Een bestuursorgaan moet binnen een vastgestelde periode een beslissing nemen over een aanvraag of bezwaarschrift. De termijn voor een beslissing op een aanvraag is op grond van artikel 4:14 Awb in beginsel acht weken, tenzij uit een wet een andere termijn volgt. In paragraaf 15.2 is de beslistermijn voor bezwaarschriften beschreven. Beslist een bestuursorgaan niet op tijd, dan bestaat in bepaalde gevallen recht op een vergoeding (dwangsom). Ook kunnen belanghebbenden dan via de rechter een besluit afdwingen. Dit staat in de Wet dwangsom en beroep bij niet tijdig beslissen.
Ingebrekestelling
Voordat er een recht bestaat op een dwangsom, moet het bestuursorgaan op grond van artikel 4:17 Awb schriftelijk in gebreke worden gesteld. In de ingebrekestelling wordt aangegeven dat de beslistermijn is verstreken. Op de website van de Rijksoverheid staat een formulier waarmee het bestuursorgaan in gebreke kan worden gesteld.

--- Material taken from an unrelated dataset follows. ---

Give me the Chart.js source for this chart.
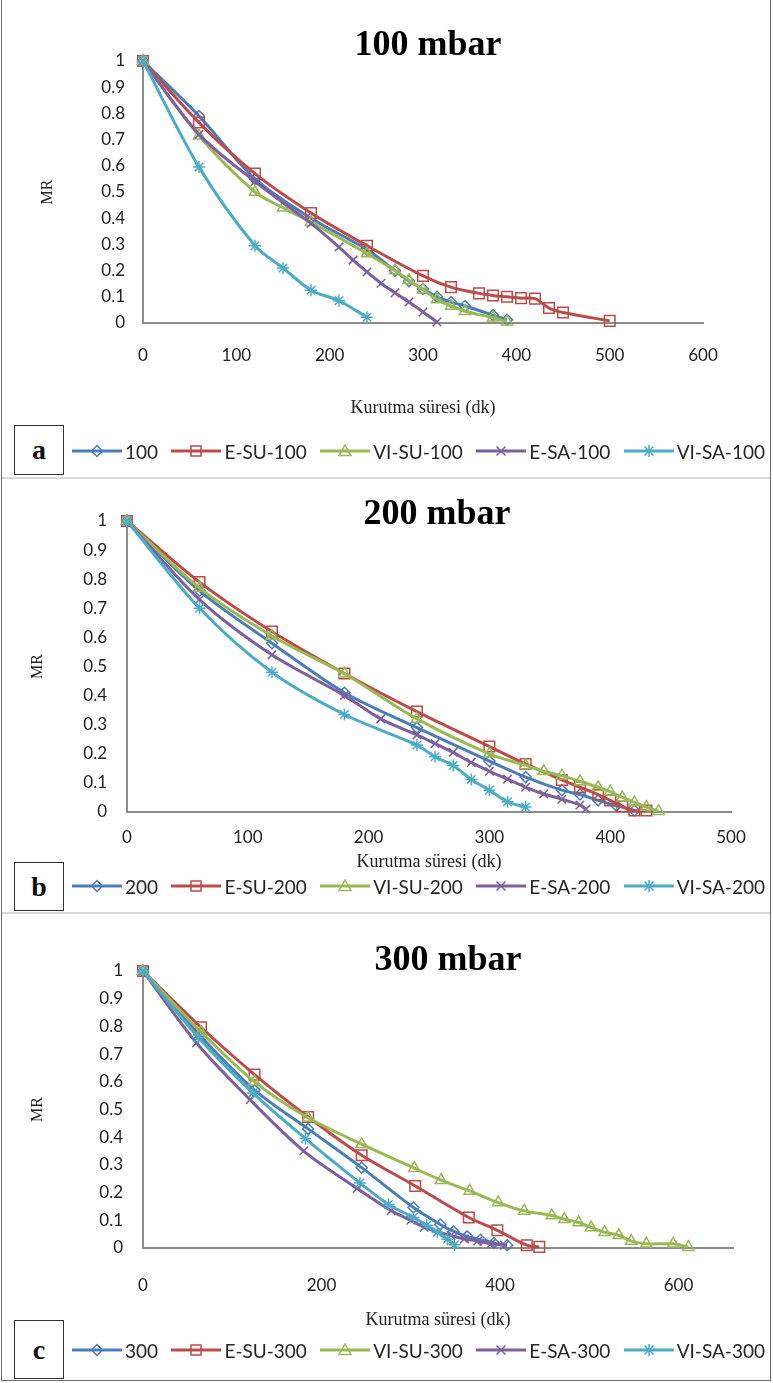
<!DOCTYPE html>
<html>
<head>
<meta charset="utf-8">
<script src="https://cdn.jsdelivr.net/npm/chart.js@4.4.0/dist/chart.umd.min.js"></script>
<style>
  body { margin:0; background:#fff; }
  #page { position:relative; width:773px; height:1383px; overflow:hidden; background:#fff; }
  .frame { position:absolute; left:1px; top:0; width:768px; height:1380px; border:1px solid #6b6b6b; border-top:none; }
  .sep { position:absolute; left:2px; width:768px; height:2px; background:#d9d9d9; }
  canvas { position:absolute; left:0; }
  .title { position:absolute; transform:translate(-50%,-50%); font:bold 36px "Liberation Serif", serif; color:#000; white-space:nowrap; }
  .tag { position:absolute; left:14px; width:48px; border:1.5px solid #333; font:bold 28px "Liberation Serif", serif; color:#111;
         display:flex; align-items:center; justify-content:center; background:#fff; }
  .legend { position:absolute; left:72px; width:693px; height:24px; display:flex; justify-content:space-between; align-items:center;
            font:19px Lato, "Open Sans", sans-serif; color:#262626; }
  .legend .item { display:flex; align-items:center; gap:3px; white-space:nowrap; }
  .legend svg { display:block; }
</style>
</head>
<body>
<div id="page">
  <canvas id="chartA" width="773" height="425" style="top:0px"></canvas>
  <canvas id="chartB" width="773" height="400" style="top:478px"></canvas>
  <canvas id="chartC" width="773" height="420" style="top:913px"></canvas>
  <div class="frame"></div>
  <div class="sep" style="top:477px"></div>
  <div class="sep" style="top:912px"></div>
  <div class="title" style="left:428px;top:43px">100 mbar</div>
  <div class="title" style="left:437px;top:512px">200 mbar</div>
  <div class="title" style="left:448px;top:958px">300 mbar</div>
  <div class="tag" style="top:425px;height:48px">a</div>
  <div class="tag" style="top:862px;height:47px">b</div>
  <div class="tag" style="top:1320px;height:57px">c</div>
  <div class="legend" id="legendA" style="top:439px"></div>
  <div class="legend" id="legendB" style="top:874px"></div>
  <div class="legend" id="legendC" style="top:1338px"></div>
</div>
<script>
// --- series styles (Excel 2007 default palette) ---
const COLORS  = ['#4A7EBB', '#BE4B48', '#98B954', '#7D60A0', '#4BACC6'];
const MARKERS = ['rectRot', 'rect', 'triangle', 'crossRot', 'star'];
const MARKER_R = [5.5, 7.5, 6.5, 6, 6];

// --- a) 100 mbar ---
const a_names = ['100', 'E-SU-100', 'VI-SU-100', 'E-SA-100', 'VI-SA-100'];
const a_100_t   = [0, 60, 120, 180, 240, 270, 285, 300, 315, 330, 345, 375, 390];
const a_100_mr  = [1, 0.79, 0.55, 0.40, 0.28, 0.20, 0.16, 0.13, 0.10, 0.08, 0.065, 0.03, 0.012];
const a_esu_t   = [0, 60, 120, 180, 240, 300, 330, 360, 375, 390, 405, 420, 435, 450, 500];
const a_esu_mr  = [1, 0.765, 0.57, 0.42, 0.295, 0.18, 0.137, 0.113, 0.105, 0.10, 0.095, 0.093, 0.057, 0.04, 0.008];
const a_visu_t  = [0, 60, 120, 150, 180, 240, 270, 285, 300, 315, 330, 345, 375, 390];
const a_visu_mr = [1, 0.715, 0.50, 0.44, 0.385, 0.265, 0.20, 0.163, 0.127, 0.09, 0.065, 0.045, 0.02, 0.005];
const a_esa_t   = [0, 60, 120, 180, 210, 225, 240, 255, 270, 285, 300, 315];
const a_esa_mr  = [1, 0.72, 0.54, 0.38, 0.29, 0.24, 0.195, 0.152, 0.115, 0.08, 0.042, 0.004];
const a_visa_t  = [0, 60, 120, 150, 180, 210, 240];
const a_visa_mr = [1, 0.595, 0.295, 0.21, 0.125, 0.085, 0.022];

// --- b) 200 mbar ---
const b_names = ['200', 'E-SU-200', 'VI-SU-200', 'E-SA-200', 'VI-SA-200'];
const b_200_t   = [0, 60, 120, 180, 240, 300, 330, 360, 375, 390, 405, 420];
const b_200_mr  = [1, 0.76, 0.58, 0.41, 0.29, 0.175, 0.12, 0.075, 0.06, 0.04, 0.022, 0.005];
const b_esu_t   = [0, 60, 120, 180, 240, 300, 330, 360, 375, 390, 400, 410, 420, 430];
const b_esu_mr  = [1, 0.79, 0.62, 0.476, 0.345, 0.225, 0.165, 0.11, 0.085, 0.06, 0.04, 0.02, 0.005, 0.005];
const b_visu_t  = [0, 60, 120, 180, 240, 300, 330, 345, 360, 375, 390, 400, 410, 420, 430, 440];
const b_visu_mr = [1, 0.77, 0.605, 0.475, 0.32, 0.20, 0.16, 0.14, 0.125, 0.105, 0.085, 0.07, 0.05, 0.033, 0.017, 0.003];
const b_esa_t   = [0, 60, 120, 180, 210, 240, 255, 270, 285, 300, 315, 330, 345, 360, 375, 380];
const b_esa_mr  = [1, 0.73, 0.54, 0.40, 0.32, 0.265, 0.235, 0.205, 0.17, 0.14, 0.113, 0.085, 0.062, 0.044, 0.024, 0.01];
const b_visa_t  = [0, 60, 120, 180, 240, 255, 270, 285, 300, 315, 330];
const b_visa_mr = [1, 0.70, 0.48, 0.335, 0.23, 0.19, 0.16, 0.112, 0.075, 0.035, 0.017];

// --- c) 300 mbar ---
const c_names = ['300', 'E-SU-300', 'VI-SU-300', 'E-SA-300', 'VI-SA-300'];
const c_300_t   = [0, 63, 125, 185, 245, 303, 333, 348, 363, 378, 393, 408];
const c_300_mr  = [1, 0.77, 0.57, 0.43, 0.29, 0.146, 0.085, 0.06, 0.042, 0.03, 0.018, 0.01];
const c_esu_t   = [0, 65, 125, 185, 245, 305, 365, 397, 430, 444];
const c_esu_mr  = [1, 0.797, 0.626, 0.473, 0.335, 0.224, 0.11, 0.064, 0.01, 0.004];
const c_visu_t  = [0, 65, 125, 185, 245, 304, 334, 366, 398, 427, 458, 472, 488, 502, 517, 533, 547, 564, 594, 611];
const c_visu_mr = [1, 0.78, 0.60, 0.47, 0.375, 0.288, 0.245, 0.206, 0.164, 0.134, 0.117, 0.104, 0.092, 0.074, 0.057, 0.046, 0.025, 0.015, 0.015, 0.003];
const c_esa_t   = [0, 60, 120, 180, 240, 278, 300, 315, 330, 345, 360, 375, 390, 405];
const c_esa_mr  = [1, 0.74, 0.535, 0.35, 0.215, 0.135, 0.10, 0.075, 0.058, 0.045, 0.033, 0.025, 0.015, 0.01];
const c_visa_t  = [0, 62, 123, 182, 243, 275, 303, 318, 330, 341, 349];
const c_visa_mr = [1, 0.76, 0.56, 0.395, 0.235, 0.157, 0.11, 0.082, 0.057, 0.032, 0.012];

const Y_TITLE = 'MR';
const X_TITLE = 'Kurutma süresi (dk)';

const zip = (t, v) => t.map((x, i) => ({ x, y: v[i] }));

function iconSvg(i){
  const c = COLORS[i];
  let m = '';
  switch (MARKERS[i]) {
    case 'rectRot':  m = `<polygon points="25,4.5 30.5,10 25,15.5 19.5,10" fill="none" stroke="${c}" stroke-width="1.5"/>`; break;
    case 'rect':     m = `<rect x="20" y="5" width="10" height="10" fill="none" stroke="${c}" stroke-width="1.5"/>`; break;
    case 'triangle': m = `<polygon points="25,4 31,14.5 19,14.5" fill="none" stroke="${c}" stroke-width="1.5"/>`; break;
    case 'crossRot': m = `<path d="M20.5 5.5 L29.5 14.5 M29.5 5.5 L20.5 14.5" stroke="${c}" stroke-width="1.5"/>`; break;
    case 'star':     m = `<path d="M20.5 5.5 L29.5 14.5 M29.5 5.5 L20.5 14.5 M25 4 L25 16" stroke="${c}" stroke-width="1.5"/>`; break;
  }
  return `<svg width="50" height="20"><line x1="0" y1="10" x2="50" y2="10" stroke="${c}" stroke-width="3"/>${m}</svg>`;
}

function renderLegend(id, names){
  document.getElementById(id).innerHTML = names.map((n, i) =>
    `<div class="item">${iconSvg(i)}<span>${n}</span></div>`).join('');
}

function makeChart(id, names, series, p){
  const datasets = series.map((s, i) => ({
    label: names[i],
    data: zip(s[0], s[1]),
    showLine: true,
    borderColor: COLORS[i],
    borderWidth: 3,
    tension: 0.3,
    pointStyle: MARKERS[i],
    pointRadius: MARKER_R[i],
    pointBorderColor: COLORS[i],
    pointBorderWidth: 1.5,
    pointBackgroundColor: 'rgba(0,0,0,0)',
    clip: false,
    order: -i,
  }));
  const tickFont = { family: 'Lato, "Open Sans", sans-serif', size: 17 };
  return new Chart(document.getElementById(id), {
    type: 'scatter',
    data: { datasets },
    options: {
      responsive: false,
      animation: false,
      events: [],
      layout: { padding: { top: p.top, right: p.right, left: 0, bottom: 0 } },
      plugins: { legend: { display: false }, tooltip: { enabled: false } },
      scales: {
        x: {
          type: 'linear', min: 0, max: p.xMax,
          grid: { display: false, drawTicks: false },
          border: { display: true, color: '#8c8c8c', width: 2 },
          ticks: { stepSize: p.xStep, padding: p.xTickPad, color: '#222', font: tickFont, maxRotation: 0 },
          afterBuildTicks: (s) => { s.ticks = s.ticks.filter(t => t.value % p.xStep === 0); },
          afterFit: (s) => { s.height = p.xHeight; },
          title: { display: true, text: X_TITLE, color: '#222',
                   font: { family: '"Liberation Serif", serif', size: 18 },
                   padding: { top: 0, bottom: p.xTitlePad } },
        },
        y: {
          type: 'linear', min: 0, max: 1,
          grid: { display: false, drawTicks: false },
          border: { display: true, color: '#8c8c8c', width: 2 },
          ticks: { stepSize: 0.1, padding: p.yTickPad, color: '#222', font: tickFont,
                   callback: (v) => String(Math.round(v * 10) / 10) },
          afterFit: (s) => { s.width = p.left; },
          title: { display: true, text: Y_TITLE, color: '#222',
                   font: { family: '"Liberation Serif", serif', size: 16 },
                   padding: { top: p.yTitlePad, bottom: 0 } },
        },
      },
    },
  });
}

makeChart('chartA', a_names, [
  [a_100_t, a_100_mr], [a_esu_t, a_esu_mr], [a_visu_t, a_visu_mr], [a_esa_t, a_esa_mr], [a_visa_t, a_visa_mr],
], { top: 61, right: 70, left: 143, xMax: 600, xStep: 100, xHeight: 102, xTickPad: 22, xTitlePad: 6, yTickPad: 18, yTitlePad: 38 });

makeChart('chartB', b_names, [
  [b_200_t, b_200_mr], [b_esu_t, b_esu_mr], [b_visu_t, b_visu_mr], [b_esa_t, b_esa_mr], [b_visa_t, b_visa_mr],
], { top: 43, right: 42, left: 127, xMax: 500, xStep: 100, xHeight: 66, xTickPad: 15, xTitlePad: 5, yTickPad: 20, yTitlePad: 28 });

makeChart('chartC', c_names, [
  [c_300_t, c_300_mr], [c_esu_t, c_esu_mr], [c_visu_t, c_visu_mr], [c_esa_t, c_esa_mr], [c_visa_t, c_visa_mr],
], { top: 58, right: 40, left: 143, xMax: 661, xStep: 200, xHeight: 85, xTickPad: 27, xTitlePad: 2, yTickPad: 20, yTitlePad: 28 });

renderLegend('legendA', a_names);
renderLegend('legendB', b_names);
renderLegend('legendC', c_names);
</script>
</body>
</html>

Zie https://www.rijksoverheid.nl/documenten/formulieren/2008/11/11/formulier-ingebrekestelling.
Recht op dwangsom
Na de ingebrekestelling heeft het bestuursorgaan twee weken de tijd om alsnog een beslissing te nemen. Gebeurt dat niet, dan gaat de dwangsom lopen. De hoogte van de dwangsom is afhankelijk van de duur van de vertraging.
€ 23,00 per dag voor de eerste veertien dagen;
€ 35,00 per dag voor de volgende veertien dagen;
€ 45,00 per dag voor de overige dagen.
De dwangsom loopt ten hoogste 42 dagen en bedraagt maximaal € 1.442,00.
Sinds 2016 is het recht op een dwangsom bij verzoeken op grond van de Wet open overheid (Woo) afgeschaft.
Zie artikel 8.2 Woo. De Wet open overheid vervangt sinds 1 mei 2022 de Wet openbaarheid van bestuur.
Direct beroep instellen
Vanaf het moment dat de dwangsom gaat lopen kan een belanghebbende ook direct beroep instellen bij de bestuursrechter. In artikel 7:1, eerste lid, onder f, van de Awb staat namelijk dat niet eerst bezwaar hoeft te worden gemaakt bij het bestuursorgaan. De rechter doet op grond van artikel 8:55b Awb uitspraak binnen acht weken na de ontvangst van het beroepschrift, tenzij de bestuursrechter een onderzoek ter zitting nodig acht. Verklaart de rechter het beroep gegrond? Dan moet het bestuursorgaan op grond van artikel 8:55d, eerste lid, van de Awb binnen twee weken alsnog beslissen. De bestuursrechter verbindt op grond van artikel 8:55d, tweede lid, van de Awb aan zijn uitspraak een nadere dwangsom voor iedere dag dat het bestuursorgaan in gebreke blijft de uitspraak na te leven.